Сэмпай. Послемыслие - страница 3



– Да кому, черт возьми! – не выдержав, вслух воскликнул Денис. – Кому признаться? Ей? Кому ей? Себе? Что я в принципе кого-то люблю? «Кого-то». Бред какой-то…

Но аналитик в его голове продолжал упорно копаться в фактах, порылся и отправил депешу, что их маловато. Значит, нужно читать дальше. Денис вернулся в кресло и взялся за мышку.

Неизлечимо


Четыре коротких строки словно четыре стрелы, просвистев в прозрачном воздухе, замерли на белой простыне экрана. А в глазах, тоже как на экране, только уже огромном, во всю стену как в кабинете Иванова, бешеным вихрем пронеслись все майские события. И посреди всей этой разноцветной круговерти он отчетливо увидел Ирену. Даже не ее, а ее глаза.

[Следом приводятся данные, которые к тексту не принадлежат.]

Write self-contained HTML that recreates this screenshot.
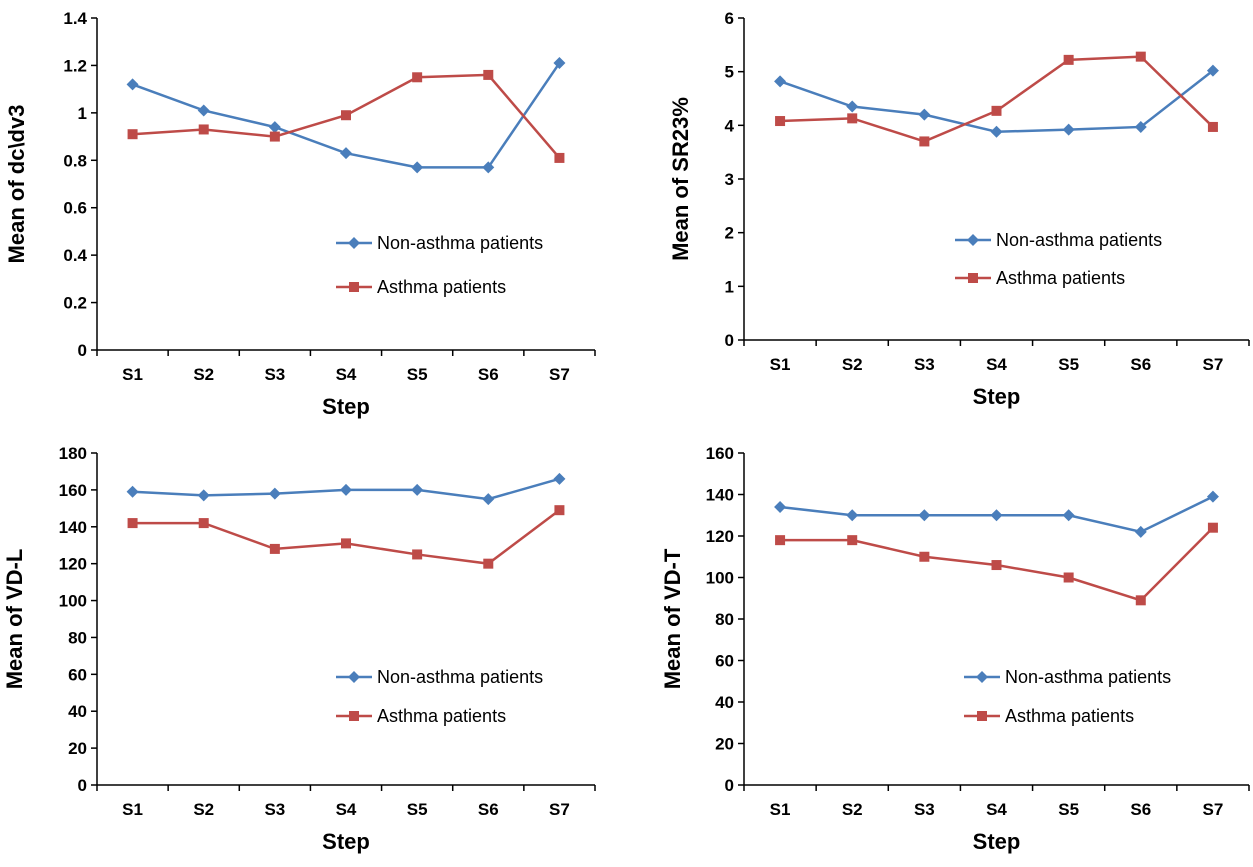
<!DOCTYPE html>
<html><head><meta charset="utf-8"><style>
body{margin:0;background:#fff;}
svg{display:block;font-family:"Liberation Sans",Arial,sans-serif;}
</style></head><body>
<svg id="c" width="1253" height="867"></svg>
<script>
const categories=["S1","S2","S3","S4","S5","S6","S7"];
const dcBlue=[1.12,1.01,0.94,0.83,0.77,0.77,1.21];
const dcRed=[0.91,0.93,0.90,0.99,1.15,1.16,0.81];
const srBlue=[4.82,4.35,4.2,3.88,3.92,3.97,5.02];
const srRed=[4.08,4.13,3.7,4.27,5.22,5.28,3.97];
const vdlBlue=[159,157,158,160,160,155,166];
const vdlRed=[142,142,128,131,125,120,149];
const vdtBlue=[134,130,130,130,130,122,139];
const vdtRed=[118,118,110,106,100,89,124];
const dcTicks=["0","0.2","0.4","0.6","0.8","1","1.2","1.4"];
const srTicks=["0","1","2","3","4","5","6"];
const vdlTicks=["0","20","40","60","80","100","120","140","160","180"];
const vdtTicks=["0","20","40","60","80","100","120","140","160"];
const NS="http://www.w3.org/2000/svg";
const svg=document.getElementById('c');
function mk(tag,attrs,parent,text){const e=document.createElementNS(NS,tag);for(const k in attrs)e.setAttribute(k,attrs[k]);if(text!==undefined)e.textContent=text;(parent||svg).appendChild(e);return e;}
function panel(cfg){
  const g=mk('g',{});
  
  
  const max=parseFloat(cfg.ticks[cfg.ticks.length-1]);
  const y=v=>cfg.y0-(v/max)*(cfg.y0-cfg.yTop);
  const step=(cfg.x1-cfg.x0)/categories.length;
  const x=i=>cfg.x0+step*(i+0.5);
  const ax=mk('line',{x1:cfg.x0,y1:cfg.yTop,x2:cfg.x0,y2:cfg.y0,stroke:'#000','stroke-width':1.5},g);
  
  const xa=mk('line',{x1:cfg.x0,y1:cfg.y0,x2:cfg.x1,y2:cfg.y0,stroke:'#000','stroke-width':1.5},g);
  
  cfg.ticks.forEach(t=>{const v=parseFloat(t);const yy=y(v);
    mk('line',{x1:cfg.x0-6,y1:yy,x2:cfg.x0,y2:yy,stroke:'#000','stroke-width':1.5},g);
    const tl=mk('text',{x:cfg.x0-10,y:yy+6,'text-anchor':'end','font-size':17,'font-weight':'bold'},g,t);
    });
  for(let i=0;i<=categories.length;i++){const xx=cfg.x0+step*i;mk('line',{x1:xx,y1:cfg.y0,x2:xx,y2:cfg.y0+6,stroke:'#000','stroke-width':1.5},g);}
  categories.forEach((c,i)=>{const tl=mk('text',{x:x(i),y:cfg.y0+30,'text-anchor':'middle','font-size':17,'font-weight':'bold'},g,c);
    });
  const xt=mk('text',{x:(cfg.x0+cfg.x1)/2,y:cfg.y0+64,'text-anchor':'middle','font-size':22,'font-weight':'bold'},g,'Step');
  
  const cy=(cfg.y0+cfg.yTop)/2;
  const yt=mk('text',{x:cfg.ytx,y:cy,'text-anchor':'middle','font-size':22,'font-weight':'bold',transform:`rotate(-90 ${cfg.ytx} ${cy})`},g,cfg.title);
  
  const series=[{d:cfg.blue,c:'#4a7ebb',sq:false,n:'Non-asthma patients',ly:cfg.ly1},{d:cfg.red,c:'#be4b48',sq:true,n:'Asthma patients',ly:cfg.ly2}];
  series.forEach(s=>{
    const pl=mk('polyline',{points:s.d.map((v,i)=>x(i)+','+y(v)).join(' '),fill:'none',stroke:s.c,'stroke-width':2.5},g);
    
    s.d.forEach((v,i)=>{let m;
      if(s.sq)m=mk('rect',{x:x(i)-5,y:y(v)-5,width:10,height:10,fill:s.c},g);
      else m=mk('polygon',{points:`${x(i)},${y(v)-6} ${x(i)+6},${y(v)} ${x(i)},${y(v)+6} ${x(i)-6},${y(v)}`,fill:s.c},g);
      });
    const lx=cfg.lx;
    mk('line',{x1:lx,y1:s.ly,x2:lx+36,y2:s.ly,stroke:s.c,'stroke-width':2.5},g);
    if(s.sq)mk('rect',{x:lx+13,y:s.ly-5,width:10,height:10,fill:s.c},g);
    else mk('polygon',{points:`${lx+18},${s.ly-6} ${lx+24},${s.ly} ${lx+18},${s.ly+6} ${lx+12},${s.ly}`,fill:s.c},g);
    const lt=mk('text',{x:lx+41,y:s.ly+6,'font-size':18},g,s.n);
    
  });
}
panel({name:'dc-dv3-panel',title:'Mean of dc\\dv3',ticks:dcTicks,blue:dcBlue,red:dcRed,x0:97,x1:595,y0:350,yTop:18,ytx:24,lx:336,ly1:243,ly2:287});
panel({name:'sr23-panel',title:'Mean of SR23%',ticks:srTicks,blue:srBlue,red:srRed,x0:744,x1:1249,y0:340,yTop:18,ytx:688,lx:955,ly1:240,ly2:278});
panel({name:'vd-l-panel',title:'Mean of VD-L',ticks:vdlTicks,blue:vdlBlue,red:vdlRed,x0:97,x1:595,y0:785,yTop:453,ytx:22,lx:336,ly1:677,ly2:716});
panel({name:'vd-t-panel',title:'Mean of VD-T',ticks:vdtTicks,blue:vdtBlue,red:vdtRed,x0:744,x1:1249,y0:785,yTop:453,ytx:680,lx:964,ly1:677,ly2:716});
</script>
</body></html>
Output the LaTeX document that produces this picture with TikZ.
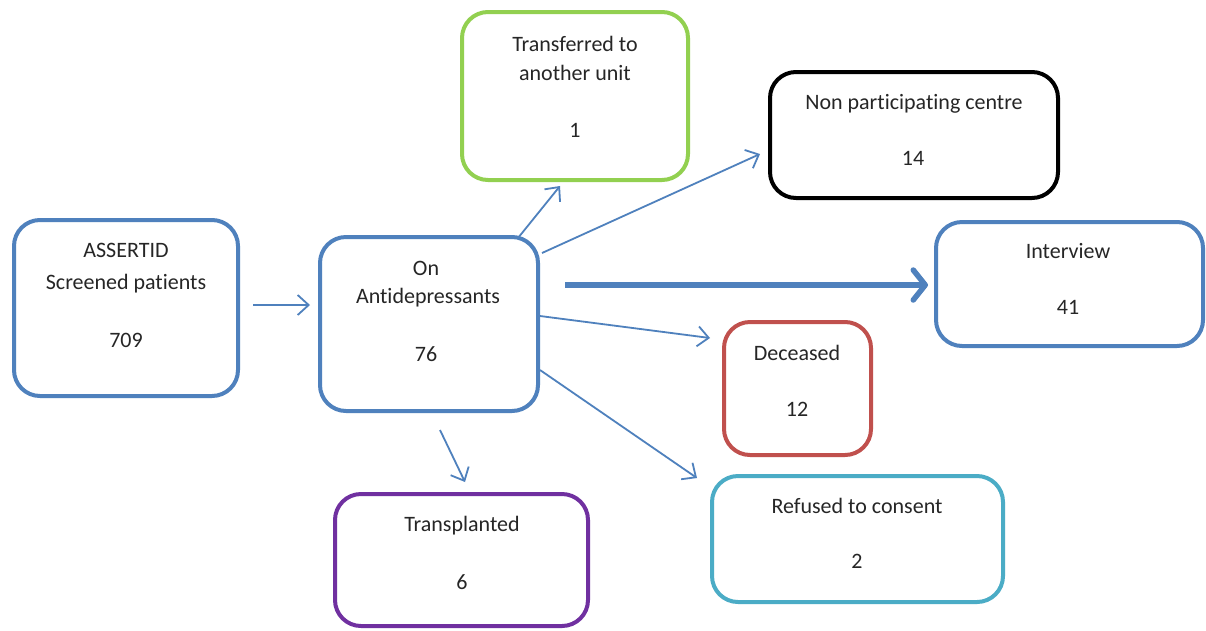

«Два изумруда! Да! Зеленые глаза!» – Денис почувствовал, что внутри него будто два оголенных провода зашевелились и потянулись навстречу друг другу. Такое бывало во время «Мартовского шторма», когда он чувствовал, что вот-вот найдет разгадку или решение.

Но Ирена была немкой, и назвать ее «ирландской звездочкой» можно было с большой натяжкой, да и…

Дальше спорить с самим собой Денис уже просто не захотел. Он понял, почувствовал, что нашел ответ, и доказывать эту теорему было просто бессмысленно.

Ирена участвовала в программе. Он видел ее и в реале, и в виртуальной реальности рядом с Мортоном. Ну, хорошо, не совсем рядом, но в одном зале. Образ зеленоглазой блондинки легко подходит под описание уроженки Дублина или Уэксфорда. А Ирена по-английски звучит как Айрин, а айриш – собственно, ирландский.

«Притянул за уши! – скептически возразил он сам себе.

Впрочем, если допустить, что Ирена Вертер и есть та самая загадочная ирландская звездочка, которую искал, ждал и которой заболел Мортон, которой он в итоге посвятил все эти стихи, полные действительно где-то наивного, но искреннего лиризма, то и форма, и суть самих стихов во многом объясняется.

«Это болезнь» – и действительно, несильно, неявно, но в мыслях Денис нет-нет, но возвращался к Ирене, вспоминая ее ожесточенное возмущение при первой встрече, слегка навязчивый интерес потом, внезапную задумчивость в ресторане. «Как помешательство – неотличимо» – да, система нейромодуляции работала безукоризненно. В кинозале Ирена была неотличима от себя настоящей.

– Стало мне ясно. Понял я вдруг. Я болен тобою. Неизлечимо, – Денис проговорил эти слова вслух и замолчал. Даже мысли в голове переглянулись и стихли.

Мортон озвучил то, что Мартов испытал в реале, но пока еще не осознал? Или это смоделировала система? Смоделировала или инспирировала, вдохновила, разбудила наконец давно спавшие чувства?

«Ладно. К черту. Разберемся. Потом. А пока…» – Денис кликнул следующий файл.

Я одного боюсь


Любовь не можем мы «найти».

Не можем взять и просто,

Сломав забор блокпоста,

За нею в даль пойти.

Нельзя так просто полюбить,

Вдруг ощутить,

Что любишь будто.

Под вечер вспомнить, а наутро

Все прошлому оставить.

И забыть.

Нельзя заставить полюбить.

Как не заставить лошадь пить.

Как невозможно научить

Овчарку лгать, а лайку мстить.

Нельзя привыкнуть

Даже к слову.

Вновь обращаясь

К имени родному,

«Люблю тебя! Опять и снова!» –

Нельзя привыкнуть повторять.

Я одного боюсь.

Не жить. Не умирать.

Не страшных снов

И не холодную кровать.

Боюсь твоей любви

Горячее дыханье

Вдруг не услышать.

Потерять.

«Уж лучше будет смерть принять, – уже сам закончил Денис. – Сильно. Но если это интерпретация моих мыслей, то они должны быть о конкретном человеке. Ведь не могут такие мысли и слова существовать отдельно, как улыбка без кота! Ирена? Но еще пару недель назад я не знал о ней, а вскоре она и вовсе исчезла».